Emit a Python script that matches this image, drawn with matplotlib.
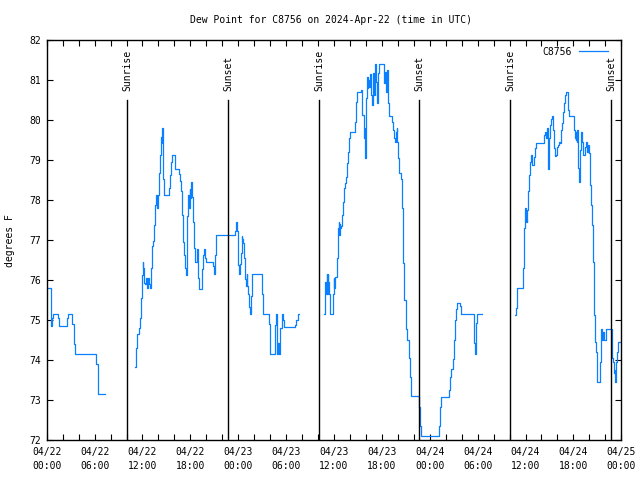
import matplotlib
matplotlib.use("Agg")
import matplotlib.pyplot as plt
import matplotlib.transforms as mtransforms
from matplotlib.ticker import MultipleLocator, FixedLocator

# ---------------- data (hours since 2024-04-22 00:00 UTC, dew point °F) ----------------
seg1_hours = [0.2, 0.54, 0.6, 0.66, 0.75, 1.42, 1.55, 2.5, 2.65, 3.21, 3.42, 3.5, 6.22, 6.39, 6.47, 7.3]
seg1_dewpt = [75.8, 75.05, 74.85, 75.05, 75.15, 75.05, 74.85, 75.05, 75.15, 74.9, 74.4, 74.15, 73.9, 73.4, 73.15, 73.15]

seg2_hours = [11.02, 11.15, 11.23, 11.36, 11.52, 11.73, 11.86, 11.98, 12.05, 12.11, 12.20, 12.35, 12.45, 12.55,
              12.70, 12.80, 12.90, 13.03, 13.15, 13.28, 13.40, 13.49, 13.61, 13.70, 13.76, 13.82, 13.86, 13.99,
              14.11, 14.24, 14.36, 14.42, 14.49, 14.53, 14.62, 14.74, 15.37, 15.49, 15.62, 15.74, 16.04, 16.12,
              16.62, 16.75, 16.87, 17.00, 17.12, 17.25, 17.37, 17.45, 17.54, 17.62, 17.75, 17.83, 17.90, 17.96,
              18.08, 18.21, 18.33, 18.46, 18.54, 18.79, 18.88, 18.96, 19.13, 19.50, 19.60, 19.75, 19.84, 19.95,
              20.84, 20.96, 21.09, 21.17, 23.60, 23.72, 23.76, 23.85, 23.93, 24.01, 24.14, 24.22, 24.35, 24.43,
              24.51, 24.64, 24.77, 24.89, 25.01, 25.06, 25.12, 25.27, 25.38, 25.48, 25.58, 25.68, 25.77, 27.02,
              27.15, 27.82, 27.94, 28.57, 28.73, 28.86, 28.99, 29.10, 29.20, 29.28, 29.44, 29.57, 29.74, 31.15,
              31.30, 31.45, 31.58]
seg2_dewpt = [73.82, 73.98, 74.31, 74.64, 74.81, 75.04, 75.54, 76.12, 76.46, 76.30, 75.92, 75.90, 76.05, 75.80,
              76.05, 75.90, 75.80, 76.31, 76.85, 76.98, 77.08, 77.38, 77.88, 78.13, 77.90, 78.13, 77.80, 78.13,
              78.67, 79.13, 79.58, 79.42, 79.81, 79.17, 78.52, 78.13, 78.29, 78.63, 78.96, 79.13, 78.96, 78.77,
              78.64, 78.48, 78.23, 77.63, 76.96, 76.63, 76.30, 76.12, 76.30, 77.60, 78.13, 77.80, 78.27, 78.04,
              78.46, 78.08, 77.46, 76.79, 76.44, 76.60, 76.77, 76.05, 75.77, 76.27, 76.63, 76.77, 76.55, 76.45,
              76.36, 76.15, 76.63, 77.13, 77.22, 77.35, 77.44, 77.22, 76.81, 76.37, 76.14, 76.39, 76.68, 77.10,
              77.02, 76.93, 76.54, 76.02, 75.85, 76.14, 75.85, 75.64, 75.33, 75.14, 75.60, 75.89, 76.15, 75.65,
              75.14, 74.89, 74.15, 74.87, 75.14, 74.15, 74.42, 74.15, 74.42, 74.79, 75.14, 75.00, 74.82, 74.87,
              75.00, 75.14, 75.14]

seg3_hours = [34.79, 34.85, 34.92, 35.04, 35.10, 35.17, 35.23, 35.29, 35.42, 35.46, 35.50, 35.84, 35.96, 36.02,
              36.09, 36.17, 36.34, 36.46, 36.55, 36.62, 36.67, 36.74, 36.80, 36.92, 37.00, 37.13, 37.26, 37.38,
              37.55, 37.67, 37.80, 37.92, 38.05, 38.68, 38.80, 38.93, 39.39, 39.47, 39.55, 39.72, 39.85, 39.90,
              39.93, 40.01, 40.14, 40.22, 40.30, 40.43, 40.56, 40.68, 40.81, 40.93, 41.06, 41.18, 41.27, 41.39,
              41.48, 41.60, 42.23, 42.35, 42.48, 42.60, 42.73, 42.85, 43.23, 43.35, 43.48, 43.61, 43.73, 43.86,
              43.94, 44.06, 44.19, 44.40, 44.52, 44.65, 44.82, 44.98, 45.19, 45.36, 45.53, 45.69, 46.69, 46.78,
              46.90, 49.20, 49.33, 49.41, 50.45, 50.58, 50.71, 50.87, 51.00, 51.12, 51.29, 51.42, 51.75, 51.88,
              53.50, 53.59, 53.67, 53.76, 53.84, 53.96, 54.51]
seg3_dewpt = [75.14, 75.64, 75.96, 75.64, 76.14, 75.64, 76.14, 75.96, 75.64, 75.30, 75.14, 75.64, 76.04, 75.79,
              76.00, 76.08, 76.56, 76.96, 77.29, 77.46, 77.13, 77.40, 77.29, 77.36, 77.63, 77.96, 78.29, 78.42,
              78.58, 78.92, 79.21, 79.54, 79.71, 79.96, 80.46, 80.71, 80.75, 80.71, 80.13, 79.54, 79.33, 79.80,
              79.06, 80.54, 81.08, 80.79, 81.00, 80.83, 81.14, 80.63, 80.38, 81.17, 80.63, 81.39, 80.96, 80.42,
              81.17, 81.39, 80.92, 81.21, 80.70, 81.25, 80.42, 80.10, 79.96, 79.75, 79.54, 79.44, 79.71, 79.79,
              79.46, 79.04, 78.67, 78.52, 77.79, 76.42, 75.50, 74.77, 74.50, 74.04, 73.58, 73.10, 72.83, 72.35,
              72.10, 72.35, 72.83, 73.08, 73.25, 73.58, 73.77, 74.02, 74.50, 75.00, 75.27, 75.43, 75.35, 75.15,
              74.92, 74.42, 74.14, 74.42, 74.92, 75.15, 75.15]

seg4_hours = [58.73, 58.81, 58.89, 58.98, 59.73, 59.85, 59.94, 60.00, 60.06, 60.12, 60.19, 60.23, 60.36, 60.48,
              60.61, 60.73, 60.86, 61.11, 61.23, 61.36, 62.36, 62.49, 62.61, 62.69, 62.82, 62.90, 62.99, 63.11,
              63.24, 63.36, 63.49, 63.61, 63.70, 63.82, 63.95, 64.07, 64.16, 64.28, 64.41, 64.53, 64.66, 64.78,
              64.91, 65.03, 65.28, 65.37, 65.49, 66.04, 66.12, 66.20, 66.29, 66.37, 66.45, 66.50, 66.62, 66.70,
              66.79, 66.91, 67.04, 67.16, 67.50, 67.62, 67.75, 67.87, 67.96, 68.08, 68.21, 68.33, 68.46, 68.58,
              68.71, 68.83, 68.96, 69.00, 69.34, 69.42, 69.50, 69.59, 69.71, 69.84, 70.13, 70.79, 70.88, 71.01,
              71.09, 71.18, 71.26, 71.34, 71.47, 71.59, 72.00]
seg4_dewpt = [75.13, 75.29, 75.63, 75.79, 76.29, 77.29, 77.79, 77.46, 77.79, 77.50, 77.46, 77.75, 78.23, 78.63,
              78.96, 79.13, 78.88, 79.08, 79.29, 79.42, 79.63, 79.71, 79.54, 79.79, 78.77, 79.04, 79.54, 79.88,
              80.02, 80.10, 79.75, 79.29, 79.10, 79.13, 79.33, 79.38, 79.46, 79.43, 79.75, 79.92, 80.21, 80.43,
              80.63, 80.71, 80.54, 80.25, 80.10, 79.92, 79.75, 79.54, 79.50, 79.71, 79.46, 79.75, 78.79, 78.46,
              79.25, 79.71, 79.46, 79.13, 79.33, 79.46, 79.21, 79.38, 79.17, 78.38, 77.88, 77.38, 76.46, 75.13,
              74.46, 74.21, 73.75, 73.46, 73.96, 74.67, 74.77, 74.50, 74.71, 74.50, 74.77, 74.50, 74.04, 73.96,
              73.67, 73.75, 73.46, 73.96, 74.21, 74.46, 74.46]

sunrise_hours = [10.10, 34.16, 58.10]
sunset_hours = [22.76, 46.69, 70.75]

xtick_hours = [0, 6, 12, 18, 24, 30, 36, 42, 48, 54, 60, 66, 72]
xtick_labels = ["04/22\n00:00", "04/22\n06:00", "04/22\n12:00", "04/22\n18:00",
                "04/23\n00:00", "04/23\n06:00", "04/23\n12:00", "04/23\n18:00",
                "04/24\n00:00", "04/24\n06:00", "04/24\n12:00", "04/24\n18:00",
                "04/25\n00:00"]
ytick_values = [72, 73, 74, 75, 76, 77, 78, 79, 80, 81, 82]

station = "C8756"
title_text = "Dew Point for C8756 on 2024-Apr-22 (time in UTC)"
ylabel_text = "degrees F"

# ---------------- drawing ----------------
FONT = "DejaVu Sans Mono"
FS = 7
LINE_COLOR = "#0a80ff"

plt.rcParams["font.family"] = FONT

fig = plt.figure(figsize=(6.4, 4.8), dpi=100)
ax = fig.add_axes([46.7 / 640, 40 / 480, 574.6 / 640, 400 / 480])

segments = [(seg1_hours, seg1_dewpt), (seg2_hours, seg2_dewpt),
            (seg3_hours, seg3_dewpt), (seg4_hours, seg4_dewpt)]
handle = None
for hrs, vals in segments:
    ln, = ax.plot(hrs, vals, drawstyle="steps-post", color=LINE_COLOR, lw=0.9)
    if handle is None:
        handle = ln

ax.set_xlim(0, 72)
ax.set_ylim(72, 82)

trans = mtransforms.blended_transform_factory(ax.transData, ax.transAxes)
for t in sunrise_hours:
    ax.axvline(t, ymin=0, ymax=0.85, color="black", lw=1.0)
    ax.text(t, 0.872, "Sunrise", transform=trans, rotation=90, ha="center", va="bottom",
            fontsize=FS, family=FONT)
for t in sunset_hours:
    ax.axvline(t, ymin=0, ymax=0.85, color="black", lw=1.0)
    ax.text(t, 0.872, "Sunset", transform=trans, rotation=90, ha="center", va="bottom",
            fontsize=FS, family=FONT)

ax.xaxis.set_major_locator(FixedLocator(xtick_hours))
ax.set_xticklabels(xtick_labels)
ax.xaxis.set_minor_locator(MultipleLocator(2))
ax.set_yticks(ytick_values)
ax.set_yticklabels([str(v) for v in ytick_values])

ax.tick_params(which="both", direction="in", top=True, right=True, length=4, width=0.8,
               labelsize=FS, color="black")
ax.tick_params(axis="x", pad=5)
ax.tick_params(axis="y", pad=4)
for lab in ax.get_xticklabels():
    lab.set_linespacing(1.45)

for sp in ax.spines.values():
    sp.set_linewidth(1.0)
    sp.set_color("black")

fig.text(331.5 / 640, 1 - 20 / 480, title_text, ha="center", va="center", fontsize=FS, family=FONT)
fig.text(10 / 640, 1 - 241 / 480, ylabel_text, ha="center", va="center", rotation=90,
         fontsize=FS, family=FONT)

ax.legend([handle], [station], loc="upper right", bbox_to_anchor=(1 - 6 / 574.6, 1.0),
          frameon=False, markerfirst=False, handlelength=3.0, fontsize=FS,
          borderaxespad=0.3, handletextpad=0.8)

fig.savefig("out.png", dpi=100)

════════════════════

* Work to complete:
Repeat only the lines from the beginning of the material through the line containing "from matplotlib.ticker import", both ends kept, leaving pictures out.

* Response below:
Emit a Python script that matches this image, drawn with matplotlib.
import matplotlib
matplotlib.use("Agg")
import matplotlib.pyplot as plt
import matplotlib.transforms as mtransforms
from matplotlib.ticker import MultipleLocator, FixedLocator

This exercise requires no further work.